- Folha de S. Paulo
Carta tem orientado o país em momentos difíceis
O cenário político brasileiro tem se transformado muito nos últimos anos. Por um lado, valores como a transparência e a probidade foram fortalecidos por meio de regras inovadoras, como são as leis da Ficha Limpa e de Acesso à Informação e a proibição de doações ocultas e empresariais para partidos e candidatos. Por outro lado, o aumento da tensão entre as forças políticas antagônicas culminou em crimes violentos, episódios de intolerância e de desrespeito a valores da democracia.
É preciso comemorar o fato de a Constituição já ter completado 30 anos. Vivemos o mais longevo período democrático da história nacional.
Reconhecida internacionalmente como referência em proteção dos direitos e garantias individuais, a Carta de 1988 orientou diferentes governos na superação de crises. Neste momento, não é diferente.
A continuidade do progresso brasileiro e a superação da distância que nos separa das nações mais desenvolvidas dependem, essencialmente, do respeito ao texto constitucional.

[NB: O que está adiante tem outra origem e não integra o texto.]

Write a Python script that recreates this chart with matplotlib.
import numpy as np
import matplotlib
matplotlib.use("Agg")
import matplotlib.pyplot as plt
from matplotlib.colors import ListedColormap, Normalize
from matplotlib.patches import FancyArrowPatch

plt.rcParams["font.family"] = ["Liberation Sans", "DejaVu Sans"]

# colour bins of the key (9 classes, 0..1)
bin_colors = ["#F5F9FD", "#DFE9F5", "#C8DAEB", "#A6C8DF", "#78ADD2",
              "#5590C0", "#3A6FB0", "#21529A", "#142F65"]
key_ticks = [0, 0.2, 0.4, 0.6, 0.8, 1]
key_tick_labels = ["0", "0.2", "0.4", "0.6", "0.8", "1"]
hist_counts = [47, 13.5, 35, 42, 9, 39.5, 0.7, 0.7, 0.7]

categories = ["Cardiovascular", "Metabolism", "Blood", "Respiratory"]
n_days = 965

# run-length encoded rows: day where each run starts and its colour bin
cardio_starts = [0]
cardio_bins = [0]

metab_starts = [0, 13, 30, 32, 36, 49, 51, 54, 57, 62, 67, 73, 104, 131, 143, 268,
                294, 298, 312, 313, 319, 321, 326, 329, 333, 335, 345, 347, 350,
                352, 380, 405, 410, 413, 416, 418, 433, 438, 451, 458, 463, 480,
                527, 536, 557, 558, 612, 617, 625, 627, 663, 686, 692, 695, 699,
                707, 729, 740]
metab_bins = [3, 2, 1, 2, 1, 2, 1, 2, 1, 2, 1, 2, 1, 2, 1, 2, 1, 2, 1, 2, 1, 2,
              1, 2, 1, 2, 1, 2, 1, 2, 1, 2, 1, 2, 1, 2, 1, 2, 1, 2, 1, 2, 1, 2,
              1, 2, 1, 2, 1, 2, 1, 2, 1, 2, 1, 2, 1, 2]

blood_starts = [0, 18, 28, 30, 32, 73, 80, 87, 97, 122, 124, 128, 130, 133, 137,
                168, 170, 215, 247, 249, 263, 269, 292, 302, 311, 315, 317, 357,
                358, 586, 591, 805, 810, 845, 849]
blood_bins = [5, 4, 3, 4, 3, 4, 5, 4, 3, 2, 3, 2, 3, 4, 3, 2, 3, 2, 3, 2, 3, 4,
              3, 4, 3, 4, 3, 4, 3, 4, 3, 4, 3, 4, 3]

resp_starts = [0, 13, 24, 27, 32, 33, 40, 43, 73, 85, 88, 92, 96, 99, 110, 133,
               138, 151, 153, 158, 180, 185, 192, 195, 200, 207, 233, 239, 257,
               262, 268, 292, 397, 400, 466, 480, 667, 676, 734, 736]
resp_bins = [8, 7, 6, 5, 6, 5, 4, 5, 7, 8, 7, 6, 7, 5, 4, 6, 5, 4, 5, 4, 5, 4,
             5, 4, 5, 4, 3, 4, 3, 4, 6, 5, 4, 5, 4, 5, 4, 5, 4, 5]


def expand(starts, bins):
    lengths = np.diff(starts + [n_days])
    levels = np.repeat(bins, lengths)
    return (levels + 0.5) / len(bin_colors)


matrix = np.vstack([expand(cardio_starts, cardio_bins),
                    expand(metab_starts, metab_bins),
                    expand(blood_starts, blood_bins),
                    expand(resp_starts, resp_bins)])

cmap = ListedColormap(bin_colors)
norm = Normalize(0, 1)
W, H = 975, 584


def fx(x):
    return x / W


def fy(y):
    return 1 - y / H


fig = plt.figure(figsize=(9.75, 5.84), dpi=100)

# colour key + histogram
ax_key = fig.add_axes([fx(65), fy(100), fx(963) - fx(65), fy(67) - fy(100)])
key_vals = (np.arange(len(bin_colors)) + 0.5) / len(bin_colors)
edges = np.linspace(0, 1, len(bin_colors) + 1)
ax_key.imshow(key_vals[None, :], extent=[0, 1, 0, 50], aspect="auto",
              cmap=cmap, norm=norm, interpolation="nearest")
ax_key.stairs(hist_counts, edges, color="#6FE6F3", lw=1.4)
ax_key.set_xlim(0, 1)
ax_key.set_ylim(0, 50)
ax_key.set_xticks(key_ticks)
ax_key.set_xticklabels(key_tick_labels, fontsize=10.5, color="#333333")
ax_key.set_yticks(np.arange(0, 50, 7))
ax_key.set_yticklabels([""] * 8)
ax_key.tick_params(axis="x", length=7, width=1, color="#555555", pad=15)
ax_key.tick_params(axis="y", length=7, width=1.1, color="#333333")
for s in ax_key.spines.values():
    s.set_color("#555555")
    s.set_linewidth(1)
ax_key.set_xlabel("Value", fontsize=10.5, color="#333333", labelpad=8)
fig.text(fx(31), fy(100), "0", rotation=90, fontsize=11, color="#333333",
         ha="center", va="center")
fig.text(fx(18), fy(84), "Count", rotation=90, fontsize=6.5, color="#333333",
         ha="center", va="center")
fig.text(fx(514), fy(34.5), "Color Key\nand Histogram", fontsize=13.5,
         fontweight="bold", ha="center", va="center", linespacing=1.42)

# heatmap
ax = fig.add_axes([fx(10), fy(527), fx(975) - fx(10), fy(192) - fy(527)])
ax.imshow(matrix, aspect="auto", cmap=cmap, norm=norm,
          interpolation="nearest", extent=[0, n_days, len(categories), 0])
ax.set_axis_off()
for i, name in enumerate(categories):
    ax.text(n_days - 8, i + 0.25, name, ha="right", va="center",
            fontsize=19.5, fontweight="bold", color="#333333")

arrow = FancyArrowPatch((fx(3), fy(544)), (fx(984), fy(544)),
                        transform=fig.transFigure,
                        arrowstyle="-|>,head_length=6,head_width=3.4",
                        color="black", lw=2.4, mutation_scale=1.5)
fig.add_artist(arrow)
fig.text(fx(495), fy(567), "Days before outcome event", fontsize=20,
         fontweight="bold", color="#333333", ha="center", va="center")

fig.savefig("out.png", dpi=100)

Podemos dizer que o país alcançou, enfim, a maturidade institucional. Agora, o desafio maior é defender a preservação do Estado de Direito, conquistado por meio do trabalho dedicado de tantos brasileiros e brasileiras. A busca por esse objetivo demanda, de todos os atores envolvidos no debate nacional, serenidade e equilíbrio.
É indiscutível que o Brasil precisa modernizar diversas legislações que, hoje, prejudicam o dia a dia dos trabalhadores, das empresas e até mesmo do poder público, muitas vezes engessado por excessiva burocracia e cultura de litigância judicial.
Outras leis perpetuam privilégios herdados da mentalidade imperial, como é o caso do foro privilegiado generalizado para milhares de agentes públicos, e não condizem com o novo momento da sociedade.
A solução para esse quadro, no entanto, está e deve ser buscada dentro dos limites definidos pela Constituição, que dá aos três Poderes todos os instrumentos para lidarem com os desafios da democracia.
As forças políticas envolvidas no processo eleitoral, já encerrado, devem assumir abertamente o compromisso de trabalhar em favor do Brasil, seja nos governos ou nas oposições. Aos militantes cabe compreender que os direitos e garantias só são sustentados graças à imposição constitucional de limites --o direito à livre manifestação, por exemplo, não comporta atos de violência ou de vandalismo.
Aos ocupantes do poder cabe atuar dentro do sistema de freios e contrapesos, que assegura a coibição de eventuais abusos.
Propostas que visem a enfraquecer ou a extinguir pilares típicos de sociedades livres, como o habeas corpus, a liberdade de imprensa e o direito de defesa, jamais serão aceitas pela Ordem dos Advogados do Brasil, incumbida pela Constituição de proteger os direitos individuais e de representar a classe, que hoje é formada por mais de 1,1 milhão de profissionais indispensáveis à realização da Justiça.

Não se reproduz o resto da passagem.